I thought British writer Mike Carey made an interesting point about the (apparent or real) unattainability of desire in this exchange:
“Yahweh: You’ve been unhappy because you’ve desired things that cannot be.
Lucifer: That’s what desire IS. The need for what we can’t have. The need for what’s readily available is called greed.”
Now, I would partially disagree with Lucifer in this exchange here: desire isn’t necessarily the need for what we can’t obtain. Depending on circumstances, it’s entirely possible that we will be able to have it.
However, what we desire is often not readily available to us and so we might have to undertake a herculean effort to get it.
That has certainly been the case for me when it comes to living my passion; it has taken me a lot longer than I thought to get to a place where I feel I have actualized my desire.
In a way, that sucked.
In another way, not having my desire readily available to me was wonderful because it forced me to grow so much.

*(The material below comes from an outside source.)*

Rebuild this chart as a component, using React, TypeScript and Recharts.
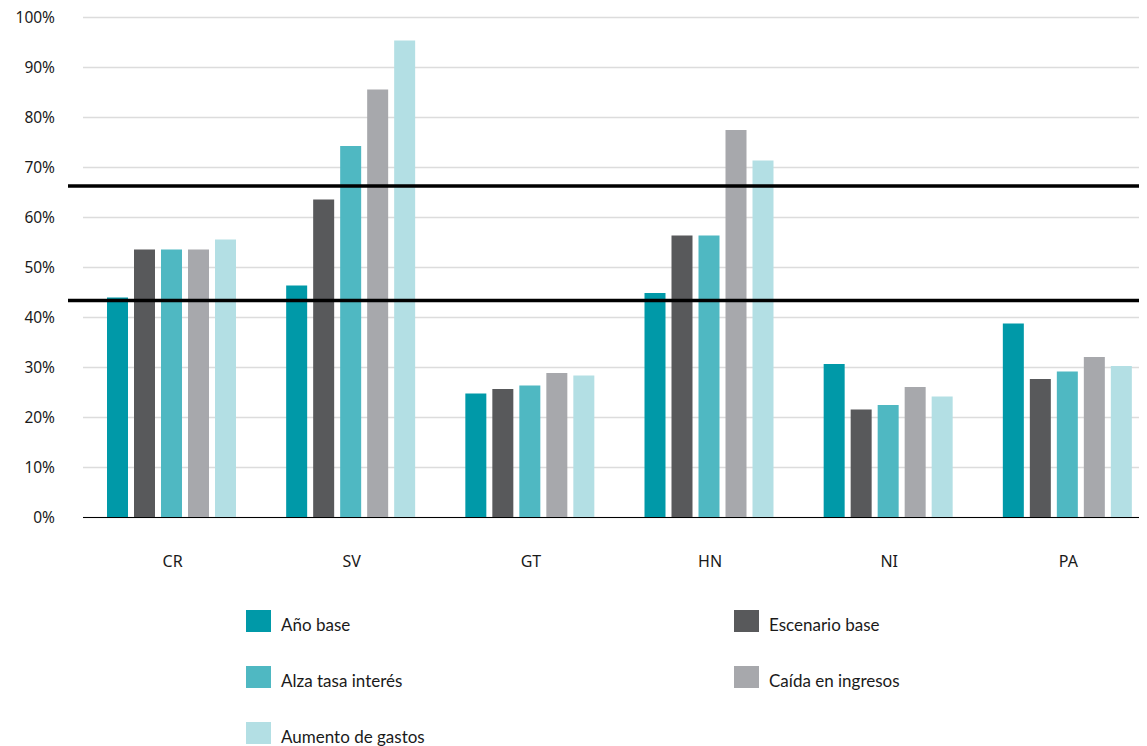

Following our heart’s desire leads us on an epic quest and gets us started on our hero’s journey… regardless of whether we ever find the Holy Grail we’re looking for.
After all, as the legendary science fiction writer Ursula LeGuin put it:
“It is good to have an end to journey toward; but it is the journey that matters, in the end.”

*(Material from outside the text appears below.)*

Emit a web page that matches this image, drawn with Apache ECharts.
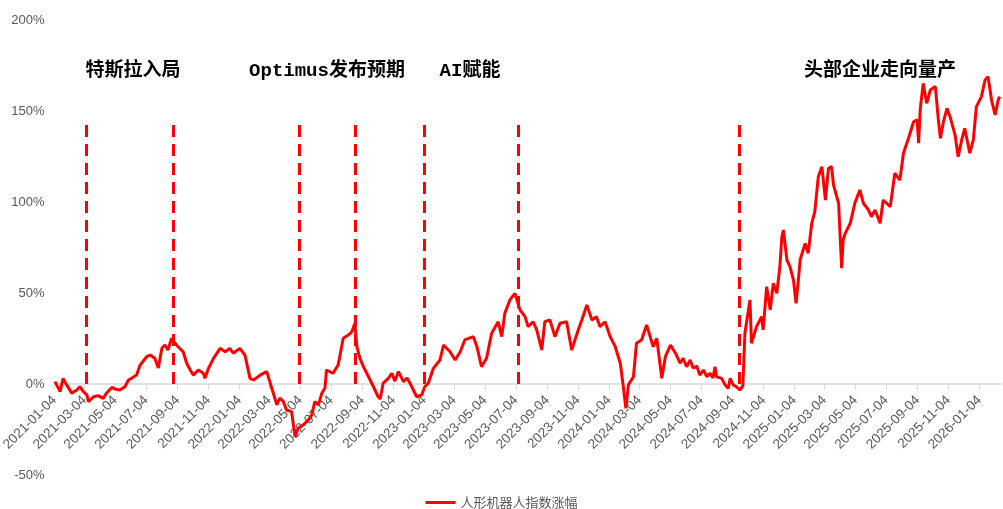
<!DOCTYPE html>
<html>
<head>
<meta charset="utf-8">
<script src="https://cdn.jsdelivr.net/npm/echarts@6/dist/echarts.min.js"></script>
<style>html,body{margin:0;padding:0;background:#fff;}#c{width:1003px;height:509px;}</style>
</head>
<body>
<div id="c"></div>
<script>
const dates = [
'2021-01-05','2021-01-15','2021-01-21','2021-01-28','2021-02-07','2021-02-17','2021-02-23','2021-03-02','2021-03-09','2021-03-12',
'2021-03-22','2021-03-31','2021-04-10','2021-04-17','2021-04-27','2021-05-03','2021-05-13','2021-05-23','2021-05-30','2021-06-05',
'2021-06-15','2021-06-22','2021-07-05','2021-07-12','2021-07-21','2021-07-28','2021-08-04','2021-08-10','2021-08-16','2021-08-23',
'2021-08-30','2021-09-05','2021-09-15','2021-09-22','2021-09-29','2021-10-05','2021-10-15','2021-10-25','2021-10-28','2021-11-04',
'2021-11-14','2021-11-27','2021-12-07','2021-12-16','2021-12-23','2022-01-05','2022-01-15','2022-01-25','2022-02-01','2022-02-14',
'2022-02-27','2022-03-05','2022-03-12','2022-03-19','2022-03-25','2022-04-01','2022-04-07','2022-04-17','2022-04-20','2022-04-24',
'2022-04-30','2022-05-10','2022-05-20','2022-05-27','2022-06-02','2022-06-09','2022-06-16','2022-06-22','2022-06-25','2022-07-08',
'2022-07-18','2022-07-28','2022-08-07','2022-08-14','2022-08-20','2022-08-24','2022-08-30','2022-09-06','2022-09-16','2022-09-25',
'2022-10-05','2022-10-09','2022-10-15','2022-10-25','2022-11-01','2022-11-07','2022-11-14','2022-11-24','2022-12-01','2022-12-07',
'2022-12-20','2022-12-30','2023-01-05','2023-01-12','2023-01-22','2023-02-04','2023-02-11','2023-02-24','2023-03-06','2023-03-16',
'2023-03-25','2023-04-11','2023-04-18','2023-04-27','2023-05-07','2023-05-17','2023-05-30','2023-06-06','2023-06-12','2023-06-22',
'2023-07-02','2023-07-12','2023-07-22','2023-07-28','2023-08-07','2023-08-14','2023-08-24','2023-08-30','2023-09-09','2023-09-19',
'2023-09-29','2023-10-12','2023-10-22','2023-11-04','2023-11-11','2023-11-21','2023-12-01','2023-12-10','2023-12-17','2023-12-27',
'2024-01-06','2024-01-16','2024-01-26','2024-02-01','2024-02-06','2024-02-11','2024-02-21','2024-02-27','2024-03-08','2024-03-18',
'2024-03-25','2024-03-31','2024-04-07','2024-04-17','2024-04-24',
'2024-05-04','2024-05-14','2024-05-23','2024-05-29','2024-06-05','2024-06-12','2024-06-18','2024-06-25','2024-07-01','2024-07-08',
'2024-07-15','2024-07-21','2024-07-27','2024-07-31','2024-08-03','2024-08-13','2024-08-20','2024-08-26','2024-08-30','2024-09-05',
'2024-09-11','2024-09-18','2024-09-24',
'2024-09-28','2024-10-08',
'2024-10-11','2024-10-21','2024-10-31','2024-11-03','2024-11-10','2024-11-17','2024-11-23','2024-11-30','2024-12-06','2024-12-10',
'2024-12-13','2024-12-20','2024-12-26','2025-01-02','2025-01-07','2025-01-11','2025-01-15','2025-01-25','2025-01-31','2025-02-07',
'2025-02-13','2025-02-20','2025-02-27','2025-03-06','2025-03-12','2025-03-18','2025-03-22','2025-04-01','2025-04-07','2025-04-10',
'2025-04-14','2025-04-24','2025-05-03','2025-05-13','2025-05-20','2025-05-30','2025-06-05','2025-06-12','2025-06-22','2025-06-28',
'2025-07-12','2025-07-21','2025-07-31','2025-08-07','2025-08-17','2025-08-27','2025-09-03','2025-09-06','2025-09-09','2025-09-15',
'2025-09-22','2025-09-29','2025-10-09','2025-10-15','2025-10-19','2025-10-25','2025-11-01','2025-11-07','2025-11-17','2025-11-23',
'2025-11-30','2025-12-06','2025-12-16','2025-12-23','2025-12-29','2026-01-08','2026-01-15','2026-01-21','2026-01-28','2026-02-04',
'2026-02-10','2026-02-13'
];
const values = [
1.3,-4.2,3.1,-0.5,-5.0,-3.3,-1.5,-4.2,-6.0,-9.7,
-7.0,-6.4,-7.9,-4.9,-1.9,-2.7,-3.3,-1.5,2.2,3.1,
4.9,10.4,15.0,15.9,14.1,8.8,19.6,21.4,18.7,25.1,
22.4,20.5,17.7,11.4,7.7,4.9,7.7,5.9,3.1,8.6,
14.1,19.6,17.7,19.6,16.9,19.6,15.9,3.1,2.2,4.9,
6.8,1.3,-5.1,-11.5,-7.7,-9.7,-14.3,-15.2,-16.1,-29.0,
-24.3,-22.5,-19.8,-17.0,-9.7,-11.5,-4.9,-2.2,7.7,5.9,
10.4,25.1,26.9,28.7,33.4,20.5,14.1,9.5,4.0,-1.1,
-7.0,-8.2,0.5,3.1,5.9,1.6,6.8,1.3,3.3,0.4,
-7.0,-6.0,-1.5,0.4,8.6,13.2,21.4,17.7,13.2,17.7,
24.2,26.0,20.5,9.5,14.1,27.9,34.2,26.0,38.8,46.2,
49.8,40.7,37.0,31.5,34.2,29.7,18.7,34.2,35.2,26.0,
33.4,34.2,18.7,29.7,35.2,43.4,35.2,37.0,31.5,34.2,
26.0,20.5,11.4,-1.5,-13.4,-0.5,4.0,22.4,24.2,32.4,
26.0,20.5,25.1,3.1,15.0,
21.4,16.9,11.4,14.1,9.5,13.2,8.6,9.9,4.9,7.7,
4.0,5.9,3.3,9.5,4.0,3.1,-0.5,-2.4,3.1,-0.5,
-1.5,-3.3,-1.1,
27.9,46.2,
22.4,31.5,37.0,29.7,53.5,40.7,55.3,49.8,64.5,80.9,
84.6,68.1,64.5,57.1,44.3,55.3,68.1,77.3,71.8,88.3,
94.7,113.9,119.4,101.1,118.5,119.4,109.3,99.3,63.6,79.1,
82.8,88.3,99.3,106.6,99.3,95.6,91.9,95.6,88.3,101.1,
97.4,115.8,112.1,126.8,135.0,144.1,145.1,132.3,150.5,165.2,
154.2,161.5,163.4,145.1,135.0,144.1,151.5,146.9,136.8,124.9,
134.1,140.5,126.8,134.1,152.4,157.9,167.0,168.8,156.0,147.8,
156.0,157.9
];
const tickDates = [
'2021-01-04','2021-03-04','2021-05-04','2021-07-04','2021-09-04','2021-11-04',
'2022-01-04','2022-03-04','2022-05-04','2022-07-04','2022-09-04','2022-11-04',
'2023-01-04','2023-03-04','2023-05-04','2023-07-04','2023-09-04','2023-11-04',
'2024-01-04','2024-03-04','2024-05-04','2024-07-04','2024-09-04','2024-11-04',
'2025-01-04','2025-03-04','2025-05-04','2025-07-04','2025-09-04','2025-11-04',
'2026-01-04'
];
const eventDates = ['2021-03-07','2021-08-26','2022-05-02','2022-08-20','2023-01-03','2023-07-08','2024-09-16'];
const eventTop = 145;
const phaseLabels = ['特斯拉入局','Optimus发布预期','AI赋能','头部企业走向量产'];
const seriesName = '人形机器人指数涨幅';
const xMin = '2021-01-04', xMax = '2026-02-16';
const yTicks = {min: -50, max: 200, interval: 50};

const chart = echarts.init(document.getElementById('c'));
const labelFont = "'Liberation Sans', Arial, sans-serif";
const annFont = "'Liberation Mono', 'Noto Sans CJK SC', monospace";
const phaseCenters = [133, 327, 470, 880];
const gridTop = 20, gridBottom = 34, H = 509;
const plotH = H - gridTop - gridBottom;
// distance from plot bottom up to the zero value
const zeroOffset = plotH * (0 - yTicks.min) / (yTicks.max - yTicks.min);

chart.setOption({
  animation: false,
  backgroundColor: '#fff',
  grid: {left: 54.5, right: 1.8, top: gridTop, bottom: gridBottom, outerBoundsMode: 'none', containLabel: false},
  xAxis: {
    type: 'time', min: xMin, max: xMax,
    offset: -zeroOffset,
    axisLine: {show: true, onZero: false, lineStyle: {color: '#D9D9D9', width: 1.5}},
    axisTick: {show: true, customValues: tickDates, length: 5, lineStyle: {color: '#D9D9D9', width: 1}},
    axisLabel: {customValues: tickDates, formatter: '{yyyy}-{MM}-{dd}', rotate: 45, margin: 14,
      fontSize: 13.5, color: '#595959', fontFamily: labelFont},
    splitLine: {show: false}
  },
  yAxis: {
    type: 'value', min: yTicks.min, max: yTicks.max, interval: yTicks.interval,
    axisLine: {show: false}, axisTick: {show: false}, splitLine: {show: false},
    axisLabel: {formatter: '{value}%', fontSize: 13, color: '#595959', fontFamily: labelFont, margin: 10}
  },
  legend: {
    bottom: 0, left: 'center', padding: 0,
    itemWidth: 30, itemHeight: 3, icon: 'rect',
    textStyle: {fontSize: 13, color: '#595959', fontFamily: "'Noto Sans CJK SC', sans-serif"},
    data: [seriesName]
  },
  series: [{
    name: seriesName, type: 'line', showSymbol: false, symbol: 'none',
    data: dates.map((d, i) => [d, values[i]]),
    lineStyle: {color: '#FF0000', width: 3},
    itemStyle: {color: '#FF0000'},
    markLine: {
      silent: true, symbol: 'none', label: {show: false},
      lineStyle: {color: '#FF0000', width: 3, type: [12, 7]},
      data: eventDates.map(d => [{coord: [d, 0]}, {coord: [d, eventTop]}])
    }
  }],
  graphic: phaseLabels.map((t, i) => ({
    type: 'text', x: phaseCenters[i], y: 71,
    style: {text: t, fill: '#000', font: 'bold 19px ' + annFont, textAlign: 'center', textVerticalAlign: 'middle'}
  }))
});
</script>
</body>
</html>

How knowing what you want (and, more importantly, what you desire) will improve your life
By applying these steps and jumpstarting your desire, you increase your chances of living your best possible life.
Doing this might seem scary and daunting… and that’s because it is scary and daunting!
But it is also infinitely worth it.
In my own life, following my heart’s desire has radically changed pretty much everything — and made me much happier in the process.
If a cerebral, German lawyer (talking about myself here, not Goethe) can jumpstart her desire, so can you.
And I’m utterly excited to see where it will take you.